The original trial was riddled with problems. Boehringer Ingelheim did not define what success would mean until after the trial was completed. Typically, companies must settle these terms before a trial begins to ensure that they do not set them in a way that makes a drug look better than it actually is. But the Statistical Analysis Plan for Pradaxa was finalized on May 8, 2009, which is two months after the trial ended.

afib_map
Praxada was approved by the FDA in 2010 to prevent strokes and blood clots in patients with atrial fibrillation. Centers for Disease Control and Prevention

Furthermore, an FDA review found that the manner in which the trial was conducted did appear to improve the performance of Pradaxa over warfarin. Patients on warfarin were not regularly tested to ensure that their blood remained within the recommended range of thickness. Because of this oversight, those patients on warfarin may have performed worse than real-world patients who took the drug and were properly monitored.

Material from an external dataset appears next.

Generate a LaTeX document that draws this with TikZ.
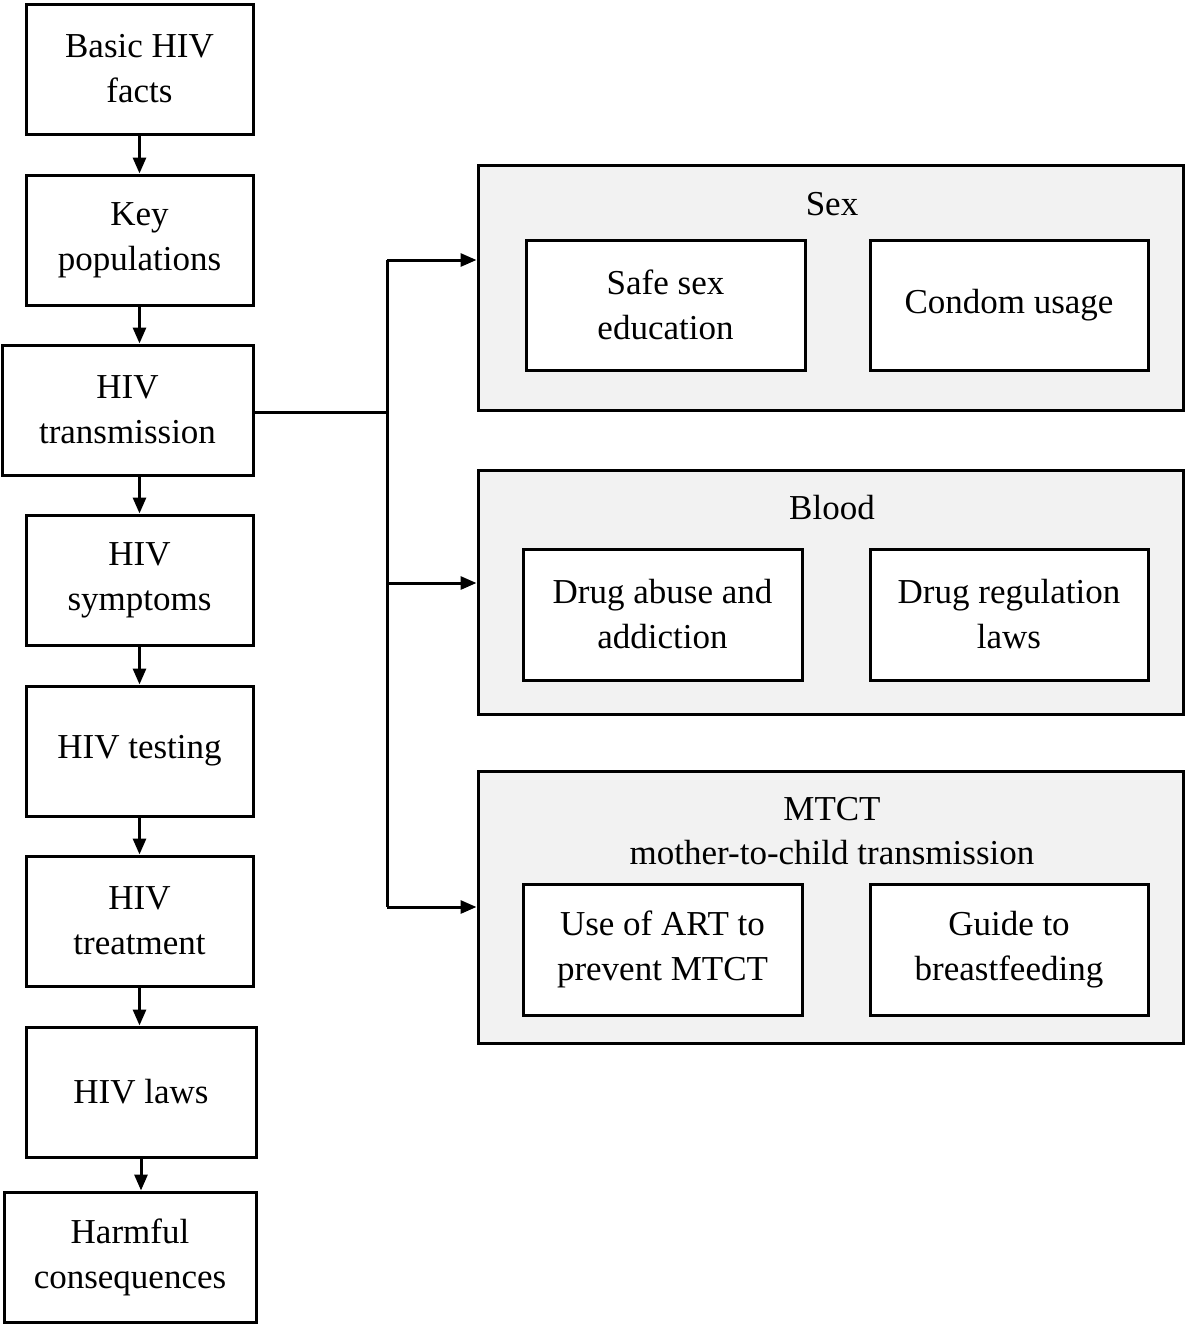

Due to such biases, POGO calls the clinical trial process for Pradaxa “a sausage factory.” Lauren Murphy, a spokeswoman with Boehringer Ingelheim which is based in Ingelheim, Germany, provided a statement that says the company discussed their clinical trial design with POGO in 2013. “We found the article to be biased and misleading for patients and providers. The points raised have been previously addressed publicly and found to be baseless,” the company says.

A Shaky Redaction

Another set of documents suggested the agency bowed to the company’s wish to make advertising claims that Pradaxa was superior to warfarin. In the trial, 3.4 percent of patients on warfarin suffered a stroke compared with 2.2 percent on Pradaxa, but flaws in trial design gave Pradaxa a clear advantage.

At least one FDA leader insisted that a superiority claim was inappropriate due to these flaws and would lead patients on warfarin to believe that they should switch to Pradaxa when it wasn’t clear that they would benefit from doing so. However, his statement was hidden from public view until the POGO report was released.

In 2010, Ellis Unger, the deputy director of the Office of New Drugs at the time, posted a memo to the FDA’s website explaining the agency’s rationale for approving Pradaxa, which is also known by its scientific name dabigatran. The FDA originally redacted a portion of Unger’s statement and said the redaction was intended to protect trade secrets. But the deleted section of Unger’s memo, obtained by POGO, appears to have little to do with trade secrets. Instead, it casts into question the FDA’s decision to eventually allow Boehringer Ingelheim to make superiority claims for Pradaxa.

The redacted section of Unger’s memo reads, “It is important, therefore, not to provide dabigatran with a superiority claim to warfarin, because it would imply that even those well-treated with warfarin should be switched to dabigatran. Clearly, that is not the case.”

Internal emails obtained from Boehringer Ingelheim also show that at least two company scientists who called for establishing a “therapeutic range” within which Pradaxa would be most effective were silenced by concerns that doing so would compromise its ability to compete with warfarin. The creation of such a range would require patients to be regularly tested, and thus erase the drug’s primary competitive advantage.

Boehringer Ingelheim disputes these claims and the implication that warfarin may be just as good or better for some patients than Pradaxa. “Patient care and the evaluation of medicines are best left in the hands of medical experts. The article is irresponsible as it places in danger patients who may erroneously change their medication or behavior without speaking to a healthcare professional,” the company says. “We take offense to anyone or any organization who would question our integrity. ”

To Cotton, the FDA’s willingness to approve a blood thinner without an antidote represents a gross miscalculation. He is similarly offended by the fact that so few primary care physicians seem to inform their patients about the risks of Pradaxa.

“I am frustrated but I am still a little bit in the dark as to how the hell it happened,” he says. “I just know the real-world consequences of having a blood thinner without an antidote. It just freaks me out.”